Sex seems so simple in the movies, but working up to the big moment can be a challenge for many of us in real life. For some, the thought of sex and going through with the act is enough to induce panic before or during an attempt to have sex. Whatever the reason for your anxiousness, know that it doesn’t have to be that way forever. Here are four things to do if the thought of sex gives you anxiety.
There is no reason to rush or force yourself into doing something you are not 100 percent mentally or physically prepared for. There is no deadline to meet when it comes to sharing an intimate moment with someone.
Melly*, a senior at Georgia State University, had to endure heartbreak which caused her to become apprehensive about sex.
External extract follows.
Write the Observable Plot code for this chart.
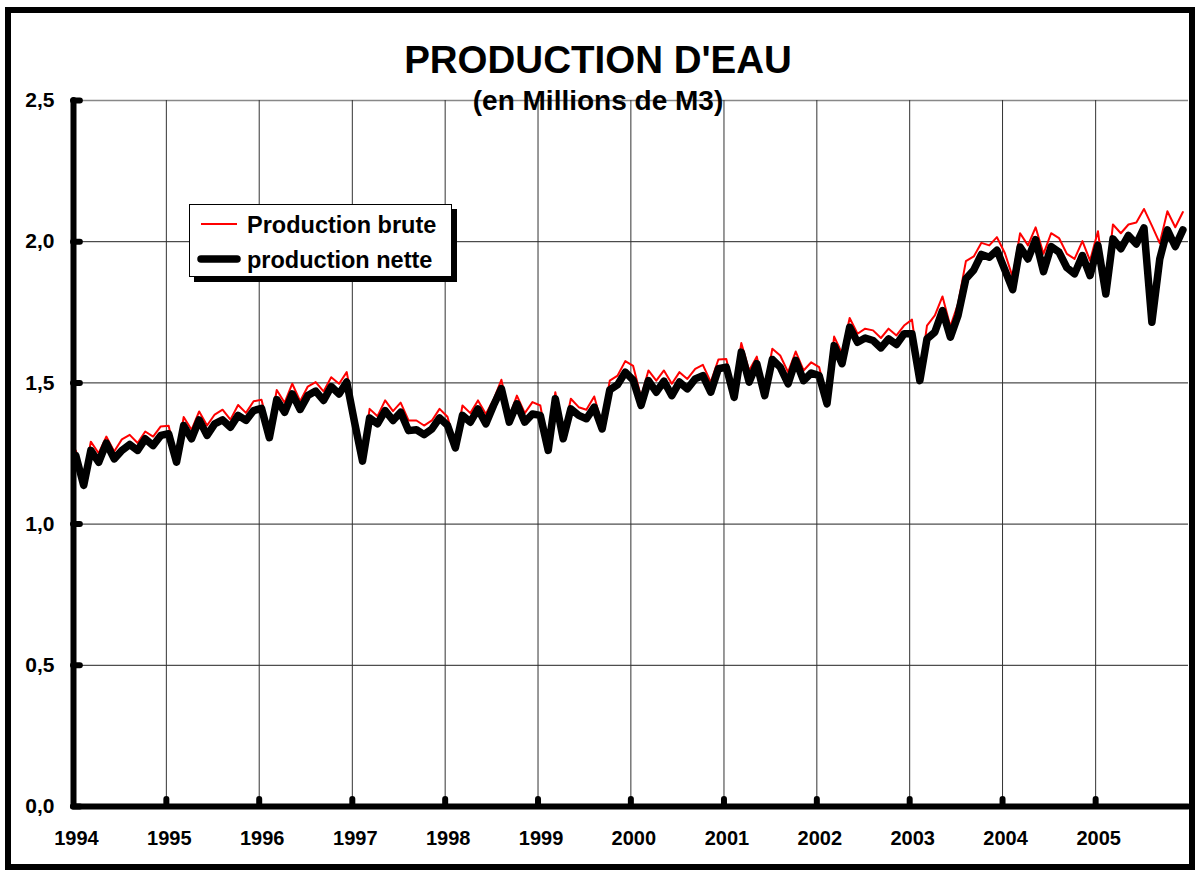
<!DOCTYPE html>
<html><head><meta charset="utf-8">
<script src="https://cdn.jsdelivr.net/npm/d3@7"></script>
<script src="https://cdn.jsdelivr.net/npm/@observablehq/plot@0.6"></script>
<style>
body{margin:0;background:#fff;font-family:"Liberation Sans",Arial,sans-serif;}
#wrap{position:relative;width:1196px;height:872px;overflow:hidden;background:#fff;}
#wrap svg{position:absolute;left:0;top:0;}
.frame{position:absolute;left:5px;top:7px;width:1190px;height:863px;border:6px solid #000;box-sizing:border-box;pointer-events:none;}
.title{position:absolute;left:0;width:1196px;text-align:center;font-weight:bold;color:#000;white-space:nowrap;}
#t1{top:40px;font-size:38.5px;line-height:40px;}
#t2{top:86px;font-size:28px;line-height:30px;}
#legend{position:absolute;left:189px;top:204px;width:263px;height:73px;border:1.5px solid #000;background:#fff;box-sizing:border-box;box-shadow:5px 5px 0 #000;}
#legend .sw{position:absolute;left:7px;width:44px;}
#legend .lab{position:absolute;left:57px;font-weight:bold;font-size:23.5px;line-height:26px;white-space:nowrap;}
</style>
</head><body>
<div id="wrap">
  <div id="chart"></div>
  <div class="title" id="t1">PRODUCTION D'EAU</div>
  <div class="title" id="t2">(en Millions de M3)</div>
  <div id="legend"></div>
  <div class="frame"></div>
</div>
<script>
// ---- Data (monthly values, Jan 1994 – Dec 2005, millions of m3) ----
const years = [1994,1995,1996,1997,1998,1999,2000,2001,2002,2003,2004,2005];
const yTicks = [0, 0.5, 1, 1.5, 2, 2.5];
const seriesNames = ["Production brute", "production nette"];

const brute = [
  1.261,1.15,1.292,1.251,1.310,1.257,1.300,1.316,1.287,1.328,1.310,1.346,
  1.348,1.23,1.379,1.334,1.399,1.349,1.388,1.405,1.370,1.422,1.394,1.435,
  1.440,1.33,1.475,1.430,1.497,1.435,1.487,1.503,1.470,1.520,1.497,1.538,
  1.39,1.23,1.408,1.382,1.438,1.400,1.430,1.367,1.367,1.349,1.367,1.408,
  1.38,1.28,1.420,1.393,1.438,1.390,1.44,1.511,1.38,1.455,1.393,1.432,
  1.420,1.27,1.467,1.31,1.444,1.414,1.405,1.452,1.35,1.508,1.526,1.577,
  1.56,1.45,1.544,1.508,1.544,1.497,1.538,1.514,1.550,1.564,1.503,1.583,
  1.585,1.47,1.641,1.544,1.593,1.47,1.621,1.597,1.538,1.611,1.544,1.573,
  1.556,1.44,1.664,1.605,1.730,1.674,1.692,1.686,1.659,1.692,1.668,1.703,
  1.724,1.52,1.703,1.739,1.806,1.70,1.780,1.931,1.948,1.996,1.987,2.016,
  1.96,1.874,2.030,1.987,2.051,1.957,2.030,2.013,1.957,1.939,2.002,1.933,
  2.037,1.83,2.061,2.030,2.061,2.068,2.116,2.057,1.995,2.108,2.051,2.105
];
const nette = [
  1.243,1.137,1.261,1.219,1.287,1.231,1.261,1.282,1.261,1.302,1.278,1.314,
  1.320,1.219,1.349,1.302,1.369,1.314,1.355,1.369,1.343,1.385,1.367,1.402,
  1.410,1.306,1.441,1.396,1.461,1.406,1.455,1.471,1.438,1.487,1.461,1.503,
  1.36,1.223,1.376,1.355,1.402,1.367,1.396,1.331,1.334,1.317,1.337,1.376,
  1.35,1.270,1.385,1.361,1.408,1.355,1.42,1.48,1.361,1.426,1.361,1.390,
  1.385,1.261,1.444,1.302,1.408,1.385,1.373,1.414,1.337,1.475,1.494,1.538,
  1.51,1.420,1.508,1.467,1.506,1.455,1.503,1.479,1.514,1.526,1.467,1.550,
  1.556,1.449,1.609,1.503,1.568,1.455,1.583,1.556,1.497,1.580,1.508,1.535,
  1.526,1.426,1.632,1.568,1.697,1.644,1.659,1.650,1.624,1.656,1.636,1.674,
  1.674,1.508,1.656,1.680,1.756,1.662,1.739,1.869,1.900,1.955,1.945,1.970,
  1.90,1.830,1.981,1.939,2.007,1.894,1.983,1.963,1.908,1.886,1.951,1.880,
  1.987,1.815,2.010,1.975,2.022,1.992,2.049,1.715,1.939,2.042,1.983,2.042
];

// ---- Table built from the arrays (one row per month, dated the 10th) ----
const months = years.flatMap(y => d3.range(12).map(m => new Date(Date.UTC(y, m, 10))));
const rows = months.map((d, i) => ({date: d, brute: brute[i], nette: nette[i]}));
const yearDates = years.map(y => new Date(Date.UTC(y, 0, 1)));
const start = yearDates[0];
const end = new Date(Date.UTC(years[years.length - 1] + 1, 0, 1));
const fmt = v => d3.format(".1f")(v).replace(".", ",");

const chart = Plot.plot({
  width: 1196,
  height: 872,
  marginLeft: 73,
  marginRight: 8,
  marginTop: 100,
  marginBottom: 66,
  x: {type: "utc", domain: [start, end]},
  y: {domain: [0, 2.5]},
  style: {fontFamily: "'Liberation Sans', Arial, sans-serif", background: "transparent", color: "#000"},
  marks: [
    Plot.ruleY(yTicks.filter(v => v > 0 && v < 2.5), {stroke: "#222", strokeWidth: 1}),
    Plot.ruleY(yTicks.filter(v => v === 2.5), {stroke: "#888", strokeWidth: 1.5}),
    Plot.ruleX(yearDates.slice(1), {y1: 0, y2: 2.5, stroke: "#333", strokeWidth: 1}),
    Plot.lineY(rows, {x: "date", y: "brute", stroke: "#ff0000", strokeWidth: 2}),
    Plot.lineY(rows, {x: "date", y: "nette", stroke: "#000", strokeWidth: 7.5, strokeLinejoin: "round", strokeLinecap: "round"}),
    Plot.ruleY([0], {stroke: "#000", strokeWidth: 6, strokeLinecap: "round"}),
    Plot.ruleX([start], {y1: 0, y2: 2.5, stroke: "#000", strokeWidth: 6, strokeLinecap: "round"}),
    Plot.ruleY(yTicks, {x1: start, x2: new Date(Date.UTC(years[0], 0, 28)), stroke: "#000", strokeWidth: 6, strokeLinecap: "round"}),
    Plot.ruleX(yearDates.slice(1), {y1: 0, y2: 0.025, stroke: "#000", strokeWidth: 6, strokeLinecap: "round"}),
    Plot.axisY(yTicks, {tickSize: 0, tickPadding: 19, tickFormat: fmt, fontSize: 21, fontWeight: "bold", fill: "#000"}),
    Plot.axisX(yearDates, {tickSize: 0, tickPadding: 24, tickFormat: d => d3.utcFormat("%Y")(d), fontSize: 20, fontWeight: "bold", fill: "#000", dx: 3})
  ]
});
document.getElementById("chart").appendChild(chart);

// ---- Legend ----
const legend = d3.select("#legend");
const entries = [
  {name: seriesNames[0], color: "#ff0000", w: 2, top: 19},
  {name: seriesNames[1], color: "#000", w: 7.5, top: 54}
];
entries.forEach(e => {
  const s = legend.append("svg").attr("class", "sw").attr("width", 44).attr("height", 10)
    .style("top", (e.top - 5) + "px");
  s.append("line").attr("x1", 4).attr("x2", 40).attr("y1", 5).attr("y2", 5)
    .attr("stroke", e.color).attr("stroke-width", e.w).attr("stroke-linecap", e.w > 3 ? "round" : "butt");
  legend.append("div").attr("class", "lab").style("top", (e.top - 12) + "px").text(e.name);
});
</script>
</body></html>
“After I was cheated on, the thought of having sex would make me nauseous,” she says. “I have chosen to wait until I am sure that I am completely healed before I jump back into giving myself to someone in that way. I am still waiting, but every day I feel like I am making progress towards being more comfortable with the idea of sex.”
Listen to your body. When you are ready to have sex with someone, your body will relax and instinct will take over. If you feel as if you have to coach yourself through every move, you may not be ready.
2. Disconnect from society's view of sex
There is enormous pressure from society on how females should exhibit their sexuality, which may distort your perspective of sex. There is so much emphasis put on the “first time,” and keeping your body count as low as possible. You need to construct your own opinion of what sex means to you.
Trisha*, a junior at Kent State University, was afraid to have sex because of the negative stigma society places on the act.
“At a time when most of my friends were not having sex, the one thing shoved down our throats was how much it was going to hurt,” she says. “Not only that, but adults made it seem like there was no preventing pregnancy or STDs, and that our value as women would diminish if we had sex.”
Having sex and who you have sex with does not define you. So keep that in mind if you are anxious about people looking at you differently if you do decide to have sex.
3. Test the waters
The thought of having sex may make you anxious beforehand if you overthink it. However, you may become more relaxed if you slowly work toward the goal. Taking it slowly assures your mind and body that you are comfortable.
Be vocal with you partner. If you do feel uneasy, it’s important to let them know so they can take it more slowly or stop altogether.
Rachna Shah, a freshman at Dartmouth College, suggests open communication with your partner if you’re on edge.
“Approach it slowly – in a roundabout manner, rather than directly,” she says. “Letting your SO know that you’d prefer to do it that way can help your relationship from faltering.”
Establishing trust through communication is an important step when it comes to reducing your anxiety about sex.
4. Pleasure yourself
Becoming more comfortable and embracing your body will help you become more comfortable with somebody else.
Masturbation is a great release for your body. It can also normalize your body to the feeling of intimacy and orgasms so you will not be sent into a frenzy if you do engage in sex.
Sarah*, a junior at The University of Alabama, also suggests watching pornography to relax yourself.
“There is a huge stigma around women watching porn, but there is a lot of material out there to educate women about their bodies and how they want to be pleasured,” she says. “It may also increase your own libido and inspire you to actively want to have sex.”
Self-love is the best love, and it’s an important step to intercourse with someone else.
Sex can be an escape from life’s anxieties if you wait until you are mentally and physically ready. You are not in a race or competition with anyone. Patience is key, but following the above steps may put you on a path to readiness.